*Data segment*
^^^^^^^^
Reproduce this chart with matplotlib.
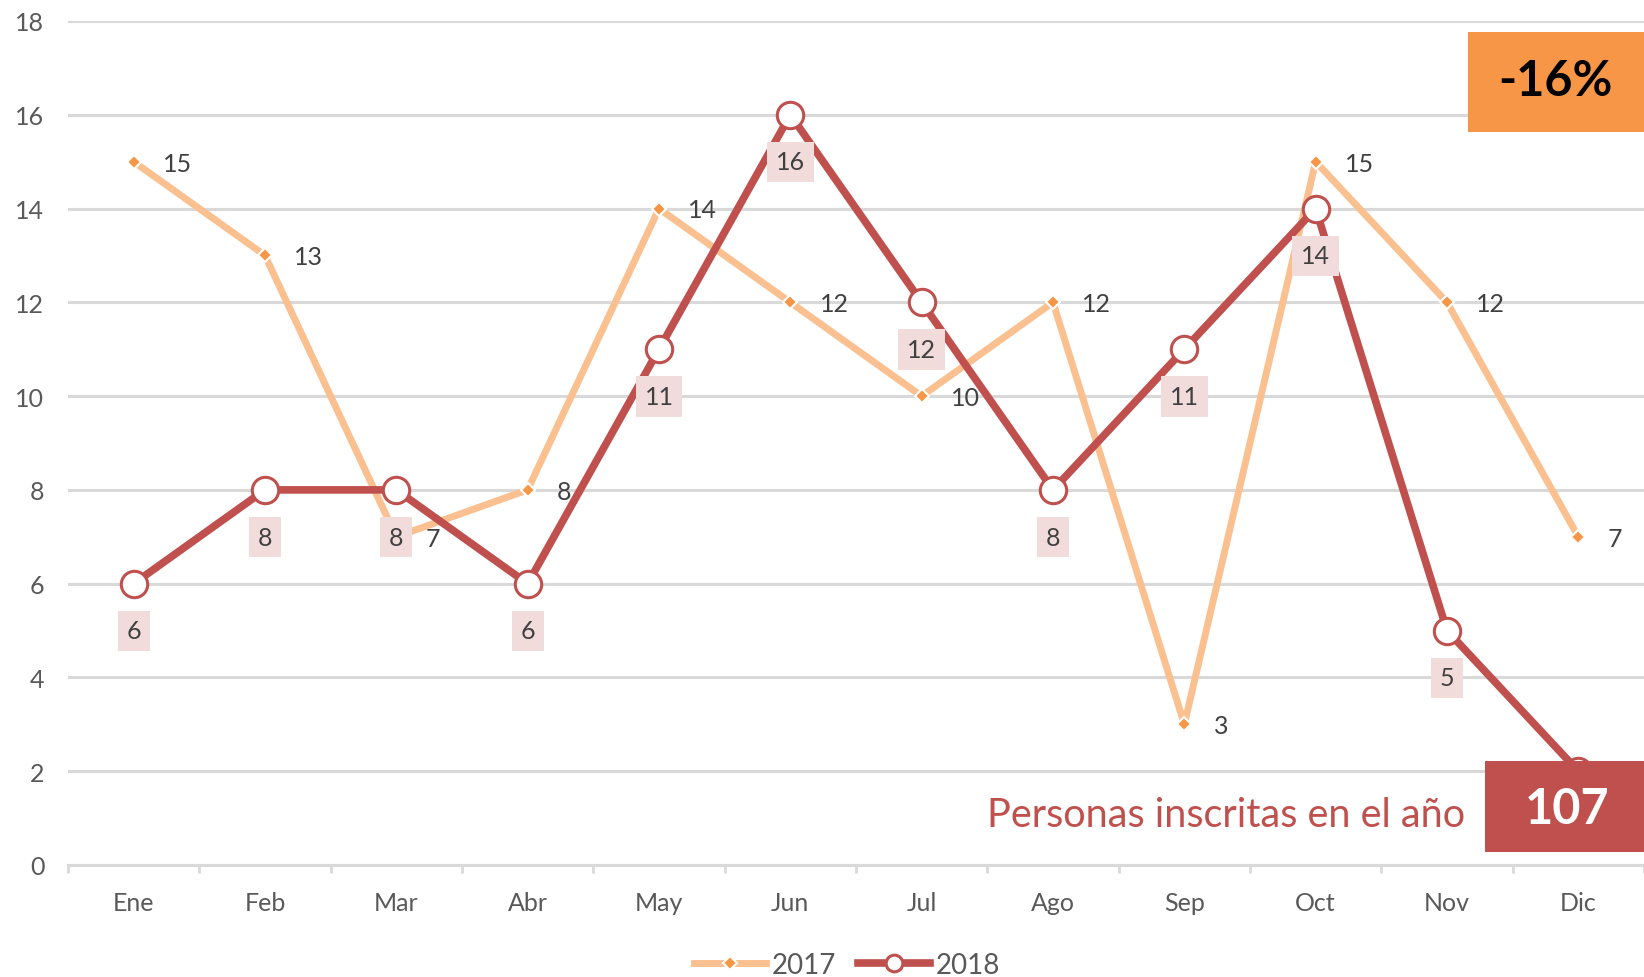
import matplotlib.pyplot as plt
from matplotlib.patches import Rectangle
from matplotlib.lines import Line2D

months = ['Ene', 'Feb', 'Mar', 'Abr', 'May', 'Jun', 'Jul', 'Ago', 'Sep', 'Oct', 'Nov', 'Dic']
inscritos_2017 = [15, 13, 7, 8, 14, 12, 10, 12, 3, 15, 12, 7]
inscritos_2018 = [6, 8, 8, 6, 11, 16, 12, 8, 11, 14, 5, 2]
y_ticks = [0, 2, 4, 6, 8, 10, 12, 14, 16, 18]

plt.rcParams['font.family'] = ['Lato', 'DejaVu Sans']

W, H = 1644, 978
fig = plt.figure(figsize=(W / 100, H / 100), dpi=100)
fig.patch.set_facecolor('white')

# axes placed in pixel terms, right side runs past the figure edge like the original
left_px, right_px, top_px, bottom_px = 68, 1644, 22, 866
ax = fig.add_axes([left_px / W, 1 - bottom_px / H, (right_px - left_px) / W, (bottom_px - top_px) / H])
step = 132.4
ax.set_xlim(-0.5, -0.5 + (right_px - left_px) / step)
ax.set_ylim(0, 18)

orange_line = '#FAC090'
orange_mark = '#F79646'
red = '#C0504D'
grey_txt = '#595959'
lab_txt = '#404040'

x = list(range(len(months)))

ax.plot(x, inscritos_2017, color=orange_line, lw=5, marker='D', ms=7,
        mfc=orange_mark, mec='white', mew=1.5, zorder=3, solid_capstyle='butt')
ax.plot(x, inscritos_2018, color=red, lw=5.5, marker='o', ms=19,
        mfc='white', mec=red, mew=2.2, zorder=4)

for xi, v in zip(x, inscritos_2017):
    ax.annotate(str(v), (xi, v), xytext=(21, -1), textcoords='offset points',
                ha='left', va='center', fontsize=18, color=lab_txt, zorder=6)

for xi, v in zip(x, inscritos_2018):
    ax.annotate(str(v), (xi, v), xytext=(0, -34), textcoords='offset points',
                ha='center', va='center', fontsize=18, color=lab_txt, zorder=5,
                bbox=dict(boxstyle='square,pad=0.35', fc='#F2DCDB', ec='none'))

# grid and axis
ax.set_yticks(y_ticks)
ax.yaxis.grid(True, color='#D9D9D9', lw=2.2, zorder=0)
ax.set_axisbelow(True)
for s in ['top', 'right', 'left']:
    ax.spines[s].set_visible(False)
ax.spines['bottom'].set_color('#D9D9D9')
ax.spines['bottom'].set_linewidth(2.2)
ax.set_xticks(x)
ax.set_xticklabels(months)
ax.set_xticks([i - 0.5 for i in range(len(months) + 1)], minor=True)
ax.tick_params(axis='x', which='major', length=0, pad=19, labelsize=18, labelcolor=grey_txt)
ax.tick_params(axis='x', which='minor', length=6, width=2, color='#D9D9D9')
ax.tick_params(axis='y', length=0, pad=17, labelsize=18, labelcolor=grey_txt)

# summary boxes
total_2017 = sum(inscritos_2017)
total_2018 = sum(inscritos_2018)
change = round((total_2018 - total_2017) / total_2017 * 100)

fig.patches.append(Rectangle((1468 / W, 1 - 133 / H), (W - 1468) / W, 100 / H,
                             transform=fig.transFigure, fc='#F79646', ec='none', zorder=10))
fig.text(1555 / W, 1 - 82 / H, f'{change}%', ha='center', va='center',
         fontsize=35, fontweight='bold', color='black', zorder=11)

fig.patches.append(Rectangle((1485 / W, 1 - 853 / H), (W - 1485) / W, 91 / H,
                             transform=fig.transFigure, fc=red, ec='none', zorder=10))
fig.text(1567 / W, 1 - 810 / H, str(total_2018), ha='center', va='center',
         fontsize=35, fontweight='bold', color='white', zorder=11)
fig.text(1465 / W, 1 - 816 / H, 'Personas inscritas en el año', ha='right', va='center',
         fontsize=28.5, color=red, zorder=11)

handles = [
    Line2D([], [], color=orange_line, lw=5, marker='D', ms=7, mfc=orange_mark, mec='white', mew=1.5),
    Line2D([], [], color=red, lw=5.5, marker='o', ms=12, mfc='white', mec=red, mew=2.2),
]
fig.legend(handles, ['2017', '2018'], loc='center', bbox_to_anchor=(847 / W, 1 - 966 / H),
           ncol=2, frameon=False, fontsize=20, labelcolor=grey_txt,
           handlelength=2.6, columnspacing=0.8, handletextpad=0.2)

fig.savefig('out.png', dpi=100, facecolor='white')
^^^^^^^^
*Task prompt*
Write the full listing out again with every line unchanged, but include no pictures.

*Correct response*
Reproduce this chart with matplotlib.
import matplotlib.pyplot as plt
from matplotlib.patches import Rectangle
from matplotlib.lines import Line2D

months = ['Ene', 'Feb', 'Mar', 'Abr', 'May', 'Jun', 'Jul', 'Ago', 'Sep', 'Oct', 'Nov', 'Dic']
inscritos_2017 = [15, 13, 7, 8, 14, 12, 10, 12, 3, 15, 12, 7]
inscritos_2018 = [6, 8, 8, 6, 11, 16, 12, 8, 11, 14, 5, 2]
y_ticks = [0, 2, 4, 6, 8, 10, 12, 14, 16, 18]

plt.rcParams['font.family'] = ['Lato', 'DejaVu Sans']

W, H = 1644, 978
fig = plt.figure(figsize=(W / 100, H / 100), dpi=100)
fig.patch.set_facecolor('white')

# axes placed in pixel terms, right side runs past the figure edge like the original
left_px, right_px, top_px, bottom_px = 68, 1644, 22, 866
ax = fig.add_axes([left_px / W, 1 - bottom_px / H, (right_px - left_px) / W, (bottom_px - top_px) / H])
step = 132.4
ax.set_xlim(-0.5, -0.5 + (right_px - left_px) / step)
ax.set_ylim(0, 18)

orange_line = '#FAC090'
orange_mark = '#F79646'
red = '#C0504D'
grey_txt = '#595959'
lab_txt = '#404040'

x = list(range(len(months)))

ax.plot(x, inscritos_2017, color=orange_line, lw=5, marker='D', ms=7,
        mfc=orange_mark, mec='white', mew=1.5, zorder=3, solid_capstyle='butt')
ax.plot(x, inscritos_2018, color=red, lw=5.5, marker='o', ms=19,
        mfc='white', mec=red, mew=2.2, zorder=4)

for xi, v in zip(x, inscritos_2017):
    ax.annotate(str(v), (xi, v), xytext=(21, -1), textcoords='offset points',
                ha='left', va='center', fontsize=18, color=lab_txt, zorder=6)

for xi, v in zip(x, inscritos_2018):
    ax.annotate(str(v), (xi, v), xytext=(0, -34), textcoords='offset points',
                ha='center', va='center', fontsize=18, color=lab_txt, zorder=5,
                bbox=dict(boxstyle='square,pad=0.35', fc='#F2DCDB', ec='none'))

# grid and axis
ax.set_yticks(y_ticks)
ax.yaxis.grid(True, color='#D9D9D9', lw=2.2, zorder=0)
ax.set_axisbelow(True)
for s in ['top', 'right', 'left']:
    ax.spines[s].set_visible(False)
ax.spines['bottom'].set_color('#D9D9D9')
ax.spines['bottom'].set_linewidth(2.2)
ax.set_xticks(x)
ax.set_xticklabels(months)
ax.set_xticks([i - 0.5 for i in range(len(months) + 1)], minor=True)
ax.tick_params(axis='x', which='major', length=0, pad=19, labelsize=18, labelcolor=grey_txt)
ax.tick_params(axis='x', which='minor', length=6, width=2, color='#D9D9D9')
ax.tick_params(axis='y', length=0, pad=17, labelsize=18, labelcolor=grey_txt)

# summary boxes
total_2017 = sum(inscritos_2017)
total_2018 = sum(inscritos_2018)
change = round((total_2018 - total_2017) / total_2017 * 100)

fig.patches.append(Rectangle((1468 / W, 1 - 133 / H), (W - 1468) / W, 100 / H,
                             transform=fig.transFigure, fc='#F79646', ec='none', zorder=10))
fig.text(1555 / W, 1 - 82 / H, f'{change}%', ha='center', va='center',
         fontsize=35, fontweight='bold', color='black', zorder=11)

fig.patches.append(Rectangle((1485 / W, 1 - 853 / H), (W - 1485) / W, 91 / H,
                             transform=fig.transFigure, fc=red, ec='none', zorder=10))
fig.text(1567 / W, 1 - 810 / H, str(total_2018), ha='center', va='center',
         fontsize=35, fontweight='bold', color='white', zorder=11)
fig.text(1465 / W, 1 - 816 / H, 'Personas inscritas en el año', ha='right', va='center',
         fontsize=28.5, color=red, zorder=11)

handles = [
    Line2D([], [], color=orange_line, lw=5, marker='D', ms=7, mfc=orange_mark, mec='white', mew=1.5),
    Line2D([], [], color=red, lw=5.5, marker='o', ms=12, mfc='white', mec=red, mew=2.2),
]
fig.legend(handles, ['2017', '2018'], loc='center', bbox_to_anchor=(847 / W, 1 - 966 / H),
           ncol=2, frameon=False, fontsize=20, labelcolor=grey_txt,
           handlelength=2.6, columnspacing=0.8, handletextpad=0.2)

fig.savefig('out.png', dpi=100, facecolor='white')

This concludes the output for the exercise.